In the meantime, God has promised that he will never forsake me. He has been my shepherd for 83 years now, holding me with his strong hand, guiding me with his wise counsel, and one day soon he’ll “receive me into glory” (Cf., Psalm 72:23,24). 

"Strength for today and bright hope for tomorrow." Who could ask for anything more?

Growing old but not retiring,
For the battle still is on;
Going on without relenting
Till the final victory’s won.  —Anon.

David Roper
3/30/2016


Monday, March 14, 2016

Check Your Knots

"Let him who thinks he stands take heed lest he fall"(1 Corinthians 10:12).

I have a friend who roams the Pacific Northwest looking for lunker trout. I got this note from him a few months ago:

I just returned from a few days at Henry's Fork, at Harriman’s State Park. The challenge of hooking a fish there is great. You scan the water looking for feeding fish. If there is one and you decide to go for it, you carefully wade out and position yourself up stream to make a dead drift down to the feeding fish. Presentation is everything at Henry's Fork.  All the changing, shifting currents, and boiling water makes it quite difficult to get the fly over the fish where it is feeding. Observing the fish’s feeding pattern and what it is taking is a skill in itself. Several insects may be on the waters surface at the same time. Selecting the right fly for the moment is key. One may only have a short window of time to select the right fly before the fish stops feeding. Time is of the essence. If you select the wrong one and present it well you still might put the fish down. If you are fortunate to present the right fly, at the right place, at the right time and the fish takes it, I have often pulled it out the fish’s mouth in the moment of excitement or set the hook too hard and broke him off.  Relax, Relax on the hook setting. Controlled set, wait just long enough for the fish to take it, set the hook but not too hard, especially with a larger fish. If all goes well it's fish on and playing and landing him is a story itself.

I know all the above is not new for you. You have been there a thousand times. It never seems to get dull or tiresome hunting for that "big" lunker. I had one really nice fish take my fly. The hook was set and within an instant he was off. When I checked my leader, I discovered a faulty leader knot. I felt like a school boy. Back to the basics. Check your knots for stress.

Indeed, I thought. What areas of my life are easily broken? What are the situations that bring me to the breaking point? Where am I most apt to fall?

“Temptations are sure to come,” Jesus said. It is better to know my weakness than to stumble on it in mock–strength only to fall into greater folly.

Better check my knots for stress.

David Roper  

3/7/16

Wednesday, March 9, 2016

Acton's Axiom

“Power tends to corrupt and absolute power corrupts absolutely.” —Lord Acton

This is probably one of the most–invoked, but least understood lines in literature. Acton truly believed that power corrupts, but his more important point is that power also corrupts those who are enamored of the powerful.  

The quote occurs in a letter Acton wrote to Anglican bishop Mandell Creighton.
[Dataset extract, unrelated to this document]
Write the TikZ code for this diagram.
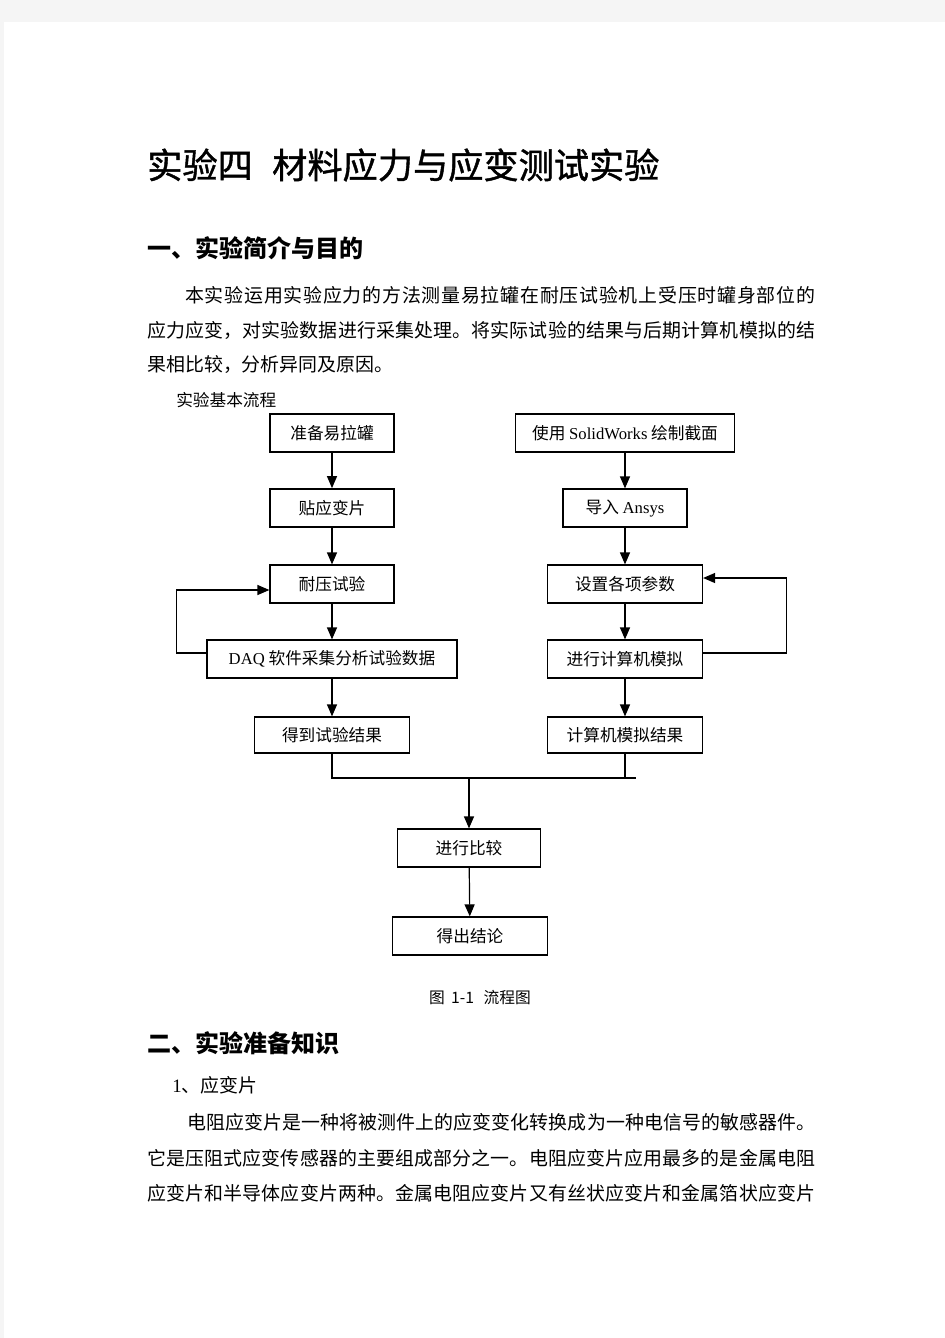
\documentclass[tikz,border=0pt]{standalone}
\usepackage{fontspec}
\setmainfont{Liberation Serif}
\newfontfamily\cjk{Noto Sans CJK SC}
\newfontfamily\cjktitle{Noto Sans CJK SC}[FakeBold=1.2]
\usetikzlibrary{arrows.meta,calc}
\XeTeXlinebreaklocale "zh"
\XeTeXlinebreakskip=0pt plus 2pt
\newcommand{\jline}[2]{\parbox{#1}{\parfillskip=0pt #2\par}}

\begin{document}
\begin{tikzpicture}[x=0.75pt,y=-0.75pt,
    box/.style={draw,line width=0.9pt,minimum width=#1*0.75pt,minimum height=28.5pt,inner sep=0pt,font=\fontsize{12.5}{15}\selectfont\cjk},
    arr/.style={line width=0.9pt,-{Triangle[length=9pt,width=7.5pt]}},
    line/.style={line width=0.9pt},
    txt/.style={anchor=west,inner sep=0pt,font=\fontsize{14.2}{17}\selectfont\cjk},
    head/.style={anchor=west,inner sep=0pt,font=\fontsize{18}{21}\selectfont\cjk\bfseries}]
    \useasboundingbox (0,0) rectangle (945,1338);
    \fill[black!4] (0,0) rectangle (945,1338);
    \fill[white] (4,22) rectangle (945,1338);

    % page text
    \node[anchor=west,inner sep=0pt,font=\fontsize{26.4}{30}\selectfont\cjktitle] (title) at (147,165) {实验四\hspace{0.55em}材料应力与应变测试实验};
    \node[head] (secA) at (147,248) {一、实验简介与目的};
    \node[txt] (introA) at (185,295) {\jline{472.5pt}{本实验运用实验应力的方法测量易拉罐在耐压试验机上受压时罐身部位的}};
    \node[txt] (introB) at (147,330) {\jline{501pt}{应力应变，对实验数据进行采集处理。将实际试验的结果与后期计算机模拟的结}};
    \node[txt] (introC) at (147,365) {果相比较，分析异同及原因。};
    \node[anchor=west,inner sep=0pt,font=\fontsize{12.5}{15}\selectfont\cjk] (flowlbl) at (176,400) {实验基本流程};

    % flow chart
    \node[box=124] (prep) at (332,433) {准备易拉罐};
    \node[box=124,line width=1.3pt] (gauge) at (332,508) {贴应变片};
    \node[box=124] (press) at (332,584) {耐压试验};
    \node[box=250] (daq) at (332,659) {{\rmfamily DAQ} 软件采集分析试验数据};
    \node[box=155,minimum height=27pt] (expres) at (332,735) {得到试验结果};
    \node[box=219] (sw) at (625,433) {使用 {\rmfamily SolidWorks} 绘制截面};
    \node[box=124] (ansys) at (625,508) {导入 {\rmfamily Ansys}};
    \node[box=155] (param) at (625,584) {设置各项参数};
    \node[box=155] (sim) at (625,659) {进行计算机模拟};
    \node[box=155,minimum height=27pt] (simres) at (625,735) {计算机模拟结果};
    \node[box=143] (cmp) at (469,848) {进行比较};
    \node[box=155] (concl) at (470,936) {得出结论};

    \draw[arr] (prep) -- (gauge);
    \draw[arr] (gauge) -- (press);
    \draw[arr] (press) -- (daq);
    \draw[arr] (daq) -- (expres);
    \draw[arr] (sw) -- (ansys);
    \draw[arr] (ansys) -- (param);
    \draw[arr] (param) -- (sim);
    \draw[arr] (sim) -- (simres);
    \draw[arr] ($(daq.west)+(0,-6)$) -- ++(-30,0) |- ($(press.west)+(0,6)$);
    \draw[arr] ($(sim.east)+(0,-6)$) -- ++(83,0) |- ($(param.east)+(0,-6)$);

    \coordinate (joinR) at (636,778);
    \coordinate (join) at (cmp.north |- joinR);
    \draw[line] (expres.south) |- (joinR);
    \draw[line] (simres.south) -- (simres.south |- joinR);
    \draw[arr] (join) -- (cmp);
    \draw[arr] (cmp) -- (concl);

    \node[inner sep=0pt,font=\fontsize{11.8}{14}\selectfont\cjk] (caption) at (480,998) {图\hspace{0.4em}1-1\hspace{0.6em}流程图};

    \node[head] (secB) at (147,1043) {二、实验准备知识};
    \node[txt] (subA) at (172,1085) {{\rmfamily 1}、应变片};
    \node[txt] (paraA) at (187,1122) {\jline{471pt}{电阻应变片是一种将被测件上的应变变化转换成为一种电信号的敏感器件。}};
    \node[txt] (paraB) at (147,1158) {\jline{501pt}{它是压阻式应变传感器的主要组成部分之一。电阻应变片应用最多的是金属电阻}};
    \node[txt] (paraC) at (147,1193) {\jline{501pt}{应变片和半导体应变片两种。金属电阻应变片又有丝状应变片和金属箔状应变片}};
\end{tikzpicture}
\end{document}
Creighton had asked Acton to review a history book he was writing, in which he was sympathetic to the Reformation era popes, most of whom were very bad men. Acton wrote in response…
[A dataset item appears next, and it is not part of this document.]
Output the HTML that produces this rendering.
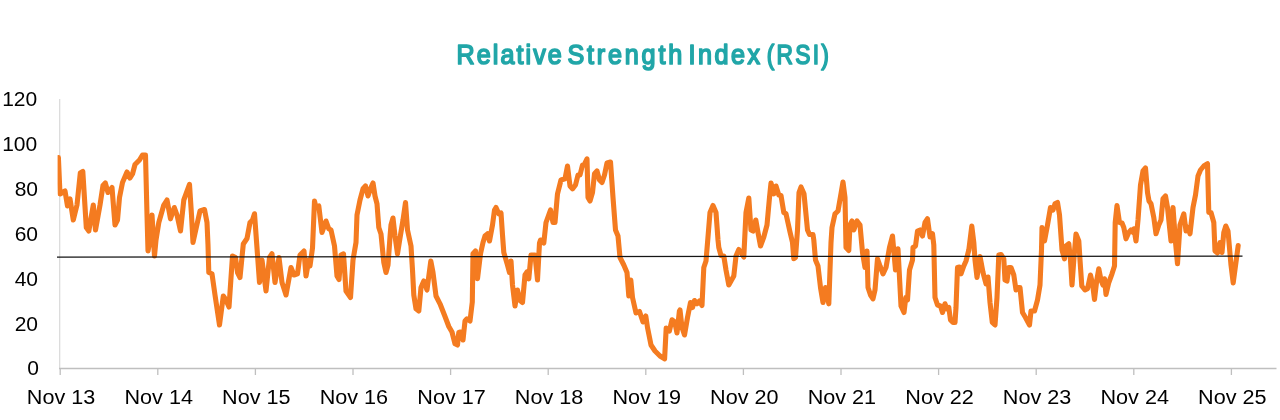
<!DOCTYPE html>
<html lang="en"><head><meta charset="utf-8"><title>Relative Strength Index (RSI)</title>
<style>
html,body{margin:0;padding:0;background:#fff;}
body{width:1280px;height:420px;overflow:hidden;font-family:"Liberation Sans",sans-serif;}
svg{display:block}
.ttl{font-family:"Liberation Sans",sans-serif;font-weight:400;font-size:26.5px;fill:#21a6a8;stroke:#21a6a8;stroke-width:1.6px;stroke-linejoin:round;}
.xl text{font-size:21px;fill:#000;text-anchor:middle;}
.yl text{font-size:21px;fill:#000;text-anchor:end;}
</style></head><body>
<svg width="1280" height="420" viewBox="0 0 1280 420">
<defs><clipPath id="pc"><rect x="57.6" y="90" width="1200" height="285"/></clipPath></defs>
<rect width="1280" height="420" fill="#fff"/>
<g class="ttl"><text transform="translate(456.6,64.3) scale(0.95,1.07)" letter-spacing="2.15">Relative</text><text transform="translate(567.5,64.3) scale(0.95,1.07)" letter-spacing="2.94">Strength</text><text transform="translate(688.4,64.3) scale(0.95,1.07)" letter-spacing="2.66">Index</text><text transform="translate(766.8,64.3) scale(0.86,1.07)" letter-spacing="2.56">(RSI)</text></g>
<line x1="59.7" y1="99" x2="59.7" y2="368.5" stroke="#d9d9d9" stroke-width="1.2"/>
<line x1="59" y1="368.5" x2="1276.5" y2="368.5" stroke="#bfbfbf" stroke-width="1.3"/>
<g stroke="#bfbfbf" stroke-width="1.3"><line x1="60.2" y1="368.5" x2="60.2" y2="375" /><line x1="157.8" y1="368.5" x2="157.8" y2="375" /><line x1="255.4" y1="368.5" x2="255.4" y2="375" /><line x1="353.0" y1="368.5" x2="353.0" y2="375" /><line x1="450.6" y1="368.5" x2="450.6" y2="375" /><line x1="548.2" y1="368.5" x2="548.2" y2="375" /><line x1="645.8" y1="368.5" x2="645.8" y2="375" /><line x1="743.4" y1="368.5" x2="743.4" y2="375" /><line x1="841.0" y1="368.5" x2="841.0" y2="375" /><line x1="938.6" y1="368.5" x2="938.6" y2="375" /><line x1="1036.2" y1="368.5" x2="1036.2" y2="375" /><line x1="1133.8" y1="368.5" x2="1133.8" y2="375" /><line x1="1231.4" y1="368.5" x2="1231.4" y2="375" /></g>
<polyline fill="none" stroke="#f47b20" stroke-width="5.1" stroke-linejoin="round" stroke-linecap="round" points="58.4,157.5 60.0,194.0 65.0,191.0 67.5,206.0 70.0,199.0 73.3,220.0 77.0,205.0 80.3,173.0 82.8,171.5 86.3,227.5 88.8,231.0 93.3,205.0 95.5,230.0 100.0,205.0 103.0,185.5 105.3,183.0 108.0,192.5 112.0,187.5 115.0,225.0 117.5,220.0 119.5,197.5 122.5,182.5 127.0,172.0 130.0,178.0 132.5,174.0 135.0,164.5 139.5,160.0 142.5,155.0 145.5,155.0 147.0,215.0 148.0,251.0 150.0,240.0 152.0,215.0 154.5,256.0 156.0,240.0 158.8,222.5 163.8,205.0 167.0,200.0 170.5,218.8 174.3,207.5 177.0,215.0 180.5,231.0 183.8,200.0 189.5,184.5 191.5,215.0 193.0,242.5 196.3,227.5 200.0,211.0 204.5,209.5 207.0,222.5 208.0,245.0 208.8,272.5 212.0,273.8 215.0,295.0 219.5,325.0 223.3,296.0 226.0,300.0 229.0,307.0 232.5,256.0 235.5,257.5 237.5,272.5 240.0,277.5 243.3,244.0 247.0,238.5 250.0,222.5 252.5,220.0 254.5,213.8 257.0,248.0 259.5,282.5 262.0,260.0 266.0,291.0 269.5,257.5 272.0,253.8 275.0,282.5 279.0,257.5 282.0,282.5 286.0,295.0 291.0,267.5 294.0,275.0 297.5,273.8 300.0,255.0 304.0,251.0 306.0,276.0 308.8,260.0 310.0,266.0 312.5,248.0 314.5,201.0 316.0,207.5 318.8,206.0 322.0,232.5 326.0,221.0 328.8,228.8 331.0,230.0 334.5,246.0 337.0,276.0 339.0,279.5 341.0,255.0 343.5,253.8 346.0,291.0 350.5,297.5 353.0,260.0 356.0,242.5 357.0,215.0 360.0,200.0 363.0,188.8 365.5,186.0 368.0,196.0 371.0,187.5 373.0,183.0 375.0,196.0 377.0,203.8 378.8,227.5 381.0,234.0 383.8,262.5 386.0,272.5 388.0,265.0 390.0,237.0 391.0,225.0 393.0,218.0 395.0,236.0 397.5,253.8 399.5,241.0 403.0,220.0 405.5,202.5 407.5,230.0 411.0,246.0 412.5,270.0 413.8,295.0 416.0,308.8 418.8,311.0 421.0,287.5 423.8,281.0 427.0,290.0 430.8,261.0 433.0,272.5 436.0,296.0 440.0,303.8 445.0,316.5 448.8,326.5 452.0,332.0 455.0,343.8 457.5,345.0 458.8,332.5 460.5,332.0 463.0,340.0 465.0,321.0 467.0,318.8 470.0,321.0 472.3,302.0 473.0,253.8 475.5,251.0 477.5,278.8 480.5,253.8 483.0,242.5 485.0,236.0 487.5,233.8 489.5,241.0 492.5,225.0 494.5,210.0 496.0,207.5 498.8,213.8 501.0,213.0 502.5,235.0 503.8,252.5 507.5,265.0 509.5,272.5 511.0,261.0 512.5,285.0 515.0,306.0 517.5,290.0 520.0,300.5 522.5,302.5 525.0,275.0 527.0,272.0 528.8,278.8 531.0,255.0 535.0,255.0 537.5,280.0 539.5,243.0 540.5,240.0 543.8,243.0 546.0,222.5 550.5,210.0 553.0,222.5 555.0,222.5 557.5,193.8 561.0,180.0 565.0,178.8 567.5,166.0 570.0,186.0 572.5,188.8 575.5,185.0 578.0,175.0 580.0,175.0 582.5,165.0 584.0,165.0 587.0,158.8 588.0,197.5 590.0,201.0 592.5,192.5 594.5,173.8 597.0,171.0 599.5,180.0 602.0,182.5 604.5,175.0 607.0,163.0 610.5,162.0 613.0,197.5 615.5,230.0 618.0,236.0 620.0,257.5 623.8,265.0 627.0,272.5 628.8,296.0 630.8,280.0 632.5,297.5 636.0,313.0 639.5,311.5 643.0,322.0 645.8,316.0 647.5,327.5 651.0,345.0 655.0,351.0 660.0,356.0 664.6,358.8 666.2,328.0 669.4,331.0 672.0,319.8 674.8,322.0 677.0,333.0 679.4,311.0 680.0,310.0 682.0,327.5 684.5,335.0 687.5,317.5 690.5,302.5 692.5,307.5 694.5,300.5 697.0,303.8 699.5,301.0 702.0,305.5 703.8,267.5 706.0,261.0 707.5,243.0 710.0,212.5 713.0,205.5 716.0,212.5 718.0,240.0 718.8,247.5 721.0,255.5 723.8,256.0 726.0,270.0 728.8,285.0 731.0,281.0 733.8,276.0 736.0,256.0 738.8,249.5 741.0,252.5 743.8,257.0 746.0,212.5 748.8,198.0 751.0,230.0 753.0,231.0 755.8,220.0 758.0,232.5 760.5,246.0 763.8,237.0 767.0,225.0 769.5,197.5 771.0,183.0 773.8,193.8 776.0,186.0 778.8,195.0 781.0,195.5 783.8,212.5 786.0,213.8 790.0,232.0 792.5,242.5 793.8,258.8 795.5,257.5 797.5,230.0 799.0,192.5 801.0,187.0 804.0,193.8 807.5,230.0 809.5,234.5 813.0,234.5 813.8,240.0 815.5,260.0 818.0,266.0 820.5,287.5 823.0,302.5 825.5,287.5 828.8,303.8 830.0,270.0 831.0,242.5 832.0,227.5 835.0,213.8 838.0,211.0 841.0,193.8 843.0,182.0 845.0,197.5 846.0,247.5 848.8,250.5 850.0,225.0 852.0,221.0 853.8,230.0 857.0,221.0 860.0,225.0 862.5,252.5 865.0,267.5 867.0,251.0 868.0,287.5 870.5,295.0 873.0,298.8 875.0,290.0 877.5,258.8 880.0,266.0 883.0,273.8 886.0,267.5 889.5,247.5 892.5,236.0 895.5,270.0 898.0,248.8 901.0,306.0 904.0,312.5 905.8,297.5 907.5,300.0 909.5,270.0 912.5,260.0 913.0,247.5 915.5,246.0 917.5,231.0 920.0,230.0 922.5,236.0 925.0,222.5 927.5,218.8 930.0,237.0 932.5,233.8 933.8,245.0 935.0,297.5 937.5,305.0 940.5,306.0 942.5,312.5 945.0,303.8 946.8,308.8 948.8,307.5 950.5,320.0 953.0,322.5 955.0,322.5 956.0,307.5 957.5,267.5 959.5,267.0 961.0,273.8 963.8,266.0 966.0,261.0 968.8,250.0 971.8,226.0 973.8,242.5 975.0,260.0 977.0,277.5 980.0,256.5 983.0,272.5 986.0,283.8 988.0,277.0 990.0,302.5 992.3,322.5 995.0,325.0 997.0,297.5 998.8,255.0 1001.0,254.5 1003.8,258.8 1005.0,280.0 1007.0,281.0 1008.8,267.5 1011.0,267.5 1013.8,275.0 1016.0,290.0 1018.0,287.5 1020.0,287.5 1022.5,312.5 1025.5,317.5 1029.5,325.0 1031.0,311.0 1034.5,311.0 1037.5,300.0 1040.0,285.0 1041.5,250.0 1042.0,227.5 1044.5,241.0 1047.5,225.0 1050.5,207.5 1053.0,210.0 1055.0,203.8 1057.5,202.5 1059.5,215.0 1062.0,250.0 1064.5,258.8 1066.0,246.0 1068.8,243.8 1070.5,260.0 1072.0,285.0 1073.8,260.0 1076.0,234.0 1078.8,241.0 1080.0,260.0 1081.8,286.0 1085.0,290.0 1087.5,288.8 1090.5,275.0 1092.5,283.8 1094.5,299.5 1096.8,280.0 1098.8,268.8 1101.0,280.0 1103.0,285.0 1104.5,278.8 1106.0,294.5 1108.8,282.5 1112.0,273.8 1114.5,266.0 1115.2,222.5 1117.0,205.5 1119.5,222.5 1122.0,223.0 1123.8,227.5 1126.0,238.8 1128.8,232.5 1131.0,230.0 1133.0,232.5 1134.0,228.8 1136.0,241.0 1138.0,220.0 1140.5,185.0 1143.0,171.0 1145.5,168.0 1147.5,192.5 1149.0,201.0 1151.0,203.8 1153.8,217.5 1156.0,233.8 1158.8,225.0 1161.0,220.0 1163.0,198.8 1165.5,196.0 1167.5,207.5 1171.0,241.0 1173.0,207.5 1175.5,242.0 1177.5,263.8 1180.0,225.0 1183.8,213.8 1186.0,231.0 1188.0,227.5 1190.0,233.8 1193.0,207.5 1195.5,195.0 1198.0,176.0 1200.5,170.0 1203.8,166.0 1207.5,163.8 1208.8,212.5 1211.0,212.5 1213.8,222.5 1215.0,251.0 1217.5,253.0 1220.0,242.5 1222.0,252.5 1223.8,232.5 1225.8,226.0 1228.0,231.0 1231.0,265.0 1233.2,283.0 1238.2,245.5" clip-path="url(#pc)"/>
<line x1="57" y1="257.15" x2="1242.5" y2="256.05" stroke="#151515" stroke-width="1.25"/>
<g class="yl"><text x="38.9" y="375.4">0</text><text x="38.0" y="330.5">20</text><text x="38.0" y="285.6">40</text><text x="38.0" y="240.6">60</text><text x="38.0" y="195.7">80</text><text x="37.2" y="150.8">100</text><text x="37.2" y="105.9">120</text></g>
<g class="xl"><text transform="translate(61.1,403.6) scale(1.03,1)">Nov 13</text><text transform="translate(158.7,403.6) scale(1.03,1)">Nov 14</text><text transform="translate(256.3,403.6) scale(1.03,1)">Nov 15</text><text transform="translate(353.9,403.6) scale(1.03,1)">Nov 16</text><text transform="translate(451.5,403.6) scale(1.03,1)">Nov 17</text><text transform="translate(549.1,403.6) scale(1.03,1)">Nov 18</text><text transform="translate(646.7,403.6) scale(1.03,1)">Nov 19</text><text transform="translate(744.3,403.6) scale(1.03,1)">Nov 20</text><text transform="translate(841.9,403.6) scale(1.03,1)">Nov 21</text><text transform="translate(939.5,403.6) scale(1.03,1)">Nov 22</text><text transform="translate(1037.1,403.6) scale(1.03,1)">Nov 23</text><text transform="translate(1134.7,403.6) scale(1.03,1)">Nov 24</text><text transform="translate(1232.3,403.6) scale(1.03,1)">Nov 25</text></g>
</svg>
</body></html>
I cannot accept your canon that we are to judge Pope and King unlike other men, with a favorable presumption that they did no wrong. If there is any presumption it is the other way, against the holders of power, increasing as the power increases. Power tends to corrupt, and absolute power corrupts absolutely… 

There is no worse heresy than that the office sanctifies the holder of it. Here (in the papacy of that day) are the greatest names coupled with the greatest crimes; you would spare those criminals, for some mysterious reason. I would hang them higher than Haman, for reasons of quite obvious justice… The inflexible integrity of the moral code is, to me, the secret of  authority. If we debase the currency for the sake of genius, or success, or rank, or reputation… we serve the worst cause rather than the purest.

In other words, we should not excuse moral failure because that person is prominent or powerful. It is beyond absurd to say that what one believes about good and evil has nothing to do with his or her ability to lead. Character matters. Therefore, we can and should hold kings, priests, popes, politicians, pastors, and others in positions of authority, to what Acton called “the inflexible integrity of the moral code.”

I think of certain athletes whose off–field behavior is reprehensible, yet they get a pass because they “get it done” on the field of play. 

And I think of certain celebrities and politicians whose personal lives are fetid and foul, yet they likewise get a pass because they “get it done” in their field of endeavor. 

In both cases it is those who approve them that are corrupted—absolutely.